Ministry to people has its great days, but pastoring also has its rainy, depressing, run of the mill days as well. Managing egos, dealing with childlike attitudes, having difficult conversations with sensitive people, and being watchful of extremist tendencies on both sides of the theological spectrum can make for some uncomfortable days. Or nights. Or both!
The reality? We live in a polarized society, and that polarization sometimes seeps inside the church. We address and relate to people based on their affiliations and many times it is easier to label someone and be done with it than to engage. Yet this was not God’s way.

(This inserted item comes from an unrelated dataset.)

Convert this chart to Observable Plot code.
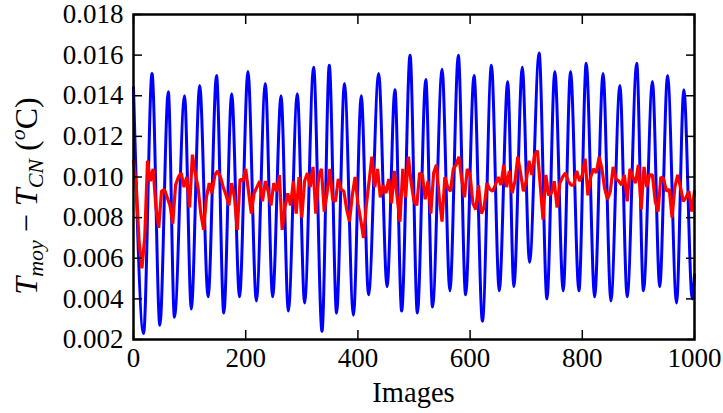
<!DOCTYPE html>
<html><head><meta charset="utf-8">
<script src="https://cdn.jsdelivr.net/npm/d3@7"></script>
<script src="https://cdn.jsdelivr.net/npm/@observablehq/plot@0.6"></script>
<style>body{margin:0;background:#fff;} svg{display:block;}</style>
</head><body><div id="chart"></div>
<script>
const xTicks = [0, 200, 400, 600, 800, 1000];
const yTicks = [0.002, 0.004, 0.006, 0.008, 0.010, 0.012, 0.014, 0.016, 0.018];

// Blue series: extrema (image index, value)
const blueImages = [0,18,33,47,62,73,91,103,118,133,148,161,175,189,204,219,235,248,263,276,292,305,321,336,349,362,376,392,406,419,437,452,466,478,493,506,521,533,550,564,579,592,607,622,638,652,667,678,693,706,723,737,751,766,779,794,807,822,837,851,867,880,897,909,925,938,952,968,981,996,1000];
const blueValues = [0.0144,0.0023,0.0151,0.0027,0.0142,0.0031,0.0140,0.0035,0.0145,0.0041,0.0150,0.0033,0.0141,0.0041,0.0152,0.0039,0.0146,0.0041,0.0140,0.0034,0.0141,0.0038,0.0154,0.0024,0.0155,0.0033,0.0146,0.0032,0.0140,0.0042,0.0151,0.0046,0.0143,0.0034,0.0160,0.0033,0.0148,0.0036,0.0153,0.0044,0.0160,0.0042,0.0150,0.0029,0.0155,0.0044,0.0147,0.0046,0.0154,0.0058,0.0161,0.0040,0.0152,0.0044,0.0152,0.0044,0.0156,0.0041,0.0151,0.0039,0.0145,0.0041,0.0156,0.0044,0.0147,0.0046,0.0150,0.0038,0.0143,0.0040,0.0052];

// Red series: one value every 5 images, from image 0 to 1000
const redStep = 5;
const redValues = [
0.0108,0.0095,0.0068,0.0055,0.0070,0.0108,0.0098,0.0104,0.0085,0.0075,
0.0093,0.0094,0.0090,0.0086,0.0077,0.0096,0.0100,0.0102,0.0095,0.0100,
0.0085,0.0111,0.0102,0.0095,0.0082,0.0074,0.0090,0.0097,0.0092,0.0101,
0.0103,0.0100,0.0095,0.0091,0.0086,0.0097,0.0090,0.0074,0.0099,0.0098,
0.0104,0.0093,0.0082,0.0092,0.0095,0.0098,0.0088,0.0098,0.0093,0.0086,
0.0097,0.0093,0.0101,0.0074,0.0085,0.0092,0.0086,0.0098,0.0082,0.0100,
0.0080,0.0098,0.0102,0.0095,0.0105,0.0082,0.0100,0.0104,0.0083,0.0092,
0.0104,0.0089,0.0088,0.0099,0.0094,0.0093,0.0084,0.0078,0.0091,0.0100,
0.0087,0.0079,0.0070,0.0086,0.0098,0.0110,0.0095,0.0104,0.0090,0.0096,
0.0092,0.0099,0.0087,0.0103,0.0090,0.0078,0.0104,0.0090,0.0110,0.0097,
0.0088,0.0086,0.0102,0.0101,0.0089,0.0098,0.0082,0.0102,0.0106,0.0090,
0.0078,0.0100,0.0095,0.0093,0.0104,0.0106,0.0110,0.0099,0.0090,0.0104,
0.0101,0.0087,0.0084,0.0096,0.0082,0.0085,0.0097,0.0094,0.0093,0.0096,
0.0100,0.0096,0.0106,0.0095,0.0103,0.0092,0.0098,0.0110,0.0102,0.0093,
0.0098,0.0108,0.0101,0.0111,0.0113,0.0096,0.0079,0.0101,0.0091,0.0092,
0.0098,0.0085,0.0097,0.0100,0.0102,0.0098,0.0096,0.0096,0.0103,0.0098,
0.0101,0.0109,0.0091,0.0100,0.0104,0.0102,0.0110,0.0104,0.0094,0.0089,
0.0093,0.0105,0.0099,0.0098,0.0096,0.0101,0.0088,0.0104,0.0100,0.0097,
0.0106,0.0084,0.0105,0.0095,0.0101,0.0101,0.0088,0.0083,0.0100,0.0099,
0.0093,0.0094,0.0080,0.0095,0.0101,0.0095,0.0088,0.0090,0.0093,0.0083,
0.0093];

const blue = blueImages.map((x, i) => ({x, y: blueValues[i]}));
const red = redValues.map((y, i) => ({x: i * redStep, y}));

const FONT = "'Liberation Serif', 'Times New Roman', serif";

const chart = Plot.plot({
  width: 723,
  height: 413,
  marginLeft: 133,
  marginRight: 29,
  marginTop: 14,
  marginBottom: 74,
  style: {fontFamily: FONT, fontSize: "27px", background: "#fff", color: "#000"},
  x: {domain: [0, 1000], ticks: xTicks, label: null},
  y: {domain: [0.002, 0.018], ticks: yTicks, label: null},
  marks: [
    Plot.line(blue, {x: "x", y: "y", stroke: "#0000ff", strokeWidth: 3, curve: "monotone-x"}),
    Plot.line(red, {x: "x", y: "y", stroke: "#ff0000", strokeWidth: 3.2, strokeLinejoin: "miter"}),
    Plot.axisX(xTicks, {anchor: "bottom", tickSize: 0, tickPadding: 8, label: null, tickFormat: d => String(d)}),
    Plot.axisY(yTicks, {anchor: "left", tickSize: 0, tickPadding: 10, label: null, tickFormat: d3.format(".3f")}),
    Plot.axisX(xTicks, {anchor: "bottom", tickSize: -9, fill: "none", label: null, strokeWidth: 1.5}),
    Plot.axisX(xTicks, {anchor: "top", tickSize: -9, fill: "none", label: null, strokeWidth: 1.5}),
    Plot.axisY(yTicks, {anchor: "left", tickSize: -9, fill: "none", label: null, strokeWidth: 1.5}),
    Plot.axisY(yTicks, {anchor: "right", tickSize: -9, fill: "none", label: null, strokeWidth: 1.5}),
    Plot.frame({stroke: "#000", strokeWidth: 2.5})
  ]
});

const svg = d3.select(chart);
svg.append("text")
  .attr("x", 413.5).attr("y", 402)
  .attr("text-anchor", "middle")
  .attr("font-family", FONT).attr("font-size", 28.5).attr("fill", "#000")
  .text("Images");

const yl = svg.append("text")
  .attr("transform", "translate(37,196) rotate(-90)")
  .attr("text-anchor", "middle")
  .attr("font-family", FONT).attr("font-size", 32).attr("fill", "#000");
yl.append("tspan").attr("font-style", "italic").text("T");
yl.append("tspan").attr("font-style", "italic").attr("font-size", 22).attr("dy", 6).text("moy");
yl.append("tspan").attr("dy", -6).text(" \u2212 ");
yl.append("tspan").attr("font-style", "italic").text("T");
yl.append("tspan").attr("font-style", "italic").attr("font-size", 22).attr("dy", 6).text("CN");
yl.append("tspan").attr("dy", -6).text(" (");
yl.append("tspan").attr("font-style", "italic").attr("font-size", 22).attr("dy", -12).text("o");
yl.append("tspan").attr("dy", 12).text("C)");

document.getElementById("chart").appendChild(chart);
</script>
</body></html>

Now, imagine cleaning up after thousands of animals everyday for over 100 days. The odor would be enough to knock you over. The church is similar. Ministry is messy. People do not always come through and stay faithful or truthful. Planning can sometimes seem like a play, diagramed by the coach on the blackboard but then fails miserably when tried on the field. Adjustments have to be made and different options looked at. I cringe when I hear some “expert” saying that if you implement these easy principles, you will have the church you are looking for, but this would never be that easy. Doing church would be awesome, if it was not for the people!

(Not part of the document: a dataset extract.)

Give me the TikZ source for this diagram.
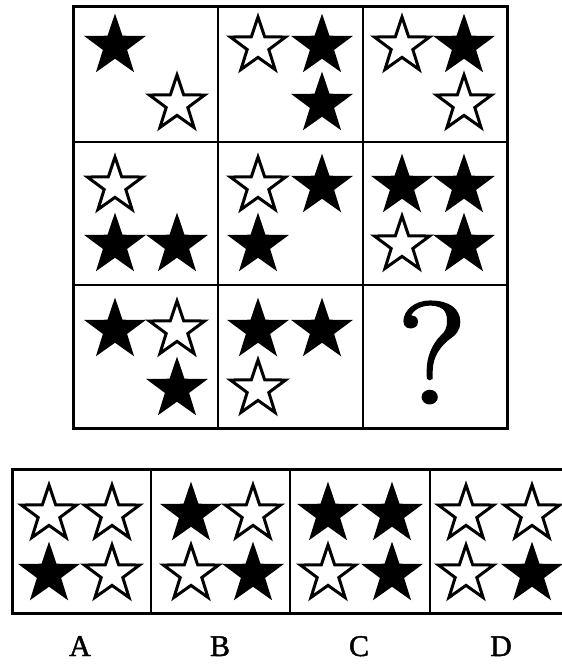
\documentclass[tikz,border=0pt]{standalone}
\usepackage{fontspec}
\newfontfamily\timesfont[FakeBold=1.5]{Liberation Serif}
\newfontfamily\qfont[FakeBold=2]{Latin Modern Roman}
\usetikzlibrary{shapes.geometric}
\tikzset{
  starbase/.style={star, star points=5, star point ratio=2.55, minimum size=58pt, inner sep=0pt, draw=black, line join=miter},
  bstar/.style={starbase, fill=black, line width=2.2pt},
  wstar/.style={starbase, fill=white, line width=3pt},
  frame/.style={draw=black, line width=3pt},
  divider/.style={draw=black, line width=2.3pt},
  lbl/.style={font=\timesfont\fontsize{30}{30}\selectfont, inner sep=0pt}
}
\begin{document}
\begin{tikzpicture}[x=1pt,y=-1pt]
\useasboundingbox (0,0) rectangle (562,664);
% top grid
\draw[divider] (218,6) -- (218,428) (363,6) -- (363,428) (73,142) -- (507,142) (73,285) -- (507,285);
\draw[frame] (73,6) rectangle (507,428);
% R1C1
\node[bstar] (a1) at (115,46) {};
\node[wstar] (a2) at (177,104) {};
% R1C2
\node[wstar] (b1) at (258,46) {};
\node[bstar] (b2) at (322,46) {};
\node[bstar] (b3) at (322,104) {};
% R1C3
\node[wstar] (c1) at (402,46) {};
\node[bstar] (c2) at (464,46) {};
\node[wstar] (c3) at (464,104) {};
% R2C1
\node[wstar] (d1) at (115,186) {};
\node[bstar] (d2) at (115,245) {};
\node[bstar] (d3) at (177,245) {};
% R2C2
\node[wstar] (e1) at (258,186) {};
\node[bstar] (e2) at (322,186) {};
\node[bstar] (e3) at (258,245) {};
% R2C3
\node[bstar] (f1) at (402,186) {};
\node[bstar] (f2) at (464,186) {};
\node[wstar] (f3) at (402,245) {};
\node[bstar] (f4) at (464,245) {};
% R3C1
\node[bstar] (g1) at (115,330) {};
\node[wstar] (g2) at (177,330) {};
\node[bstar] (g3) at (177,389) {};
% R3C2
\node[bstar] (h1) at (258,330) {};
\node[bstar] (h2) at (322,330) {};
\node[wstar] (h3) at (258,389) {};
% R3C3
\node[font=\qfont\fontsize{144}{144}\selectfont, inner sep=0pt, anchor=base, xscale=1.1] (q) at (432,403) {?};
% bottom options
\draw[divider] (151,469) -- (151,613) (290,469) -- (290,613) (430,469) -- (430,613);
\draw[frame] (600,469) -- (12,469) -- (12,613) -- (600,613);
% A
\node[wstar] (oa1) at (49,514) {};
\node[wstar] (oa2) at (112,514) {};
\node[bstar] (oa3) at (49,574) {};
\node[wstar] (oa4) at (112,574) {};
% B
\node[bstar] (ob1) at (191,514) {};
\node[wstar] (ob2) at (253,514) {};
\node[wstar] (ob3) at (191,574) {};
\node[bstar] (ob4) at (253,574) {};
% C
\node[bstar] (oc1) at (328,514) {};
\node[bstar] (oc2) at (392,514) {};
\node[wstar] (oc3) at (328,574) {};
\node[bstar] (oc4) at (392,574) {};
% D
\node[wstar] (od1) at (466,514) {};
\node[wstar] (od2) at (532,514) {};
\node[wstar] (od3) at (466,574) {};
\node[bstar] (od4) at (532,574) {};
% labels
\node[lbl, anchor=base] (la) at (80,656) {A};
\node[lbl, anchor=base] (lb) at (220,656) {B};
\node[lbl, anchor=base] (lc) at (359,656) {C};
\node[lbl, anchor=base] (ld) at (501,656) {D};
\end{tikzpicture}
\end{document}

As it relates to Noah’s ark, there were probably hundreds of people who helped build it, yet only eight were saved. Just because you are working for God does not automatically translate into a saving relationship with God. As a friend of mine used to say, “It is not as important to work for God as it is to work with God.”
As you go through this ministry season, please remember Jesus’ words and make them the primary object of your life: to be with Him.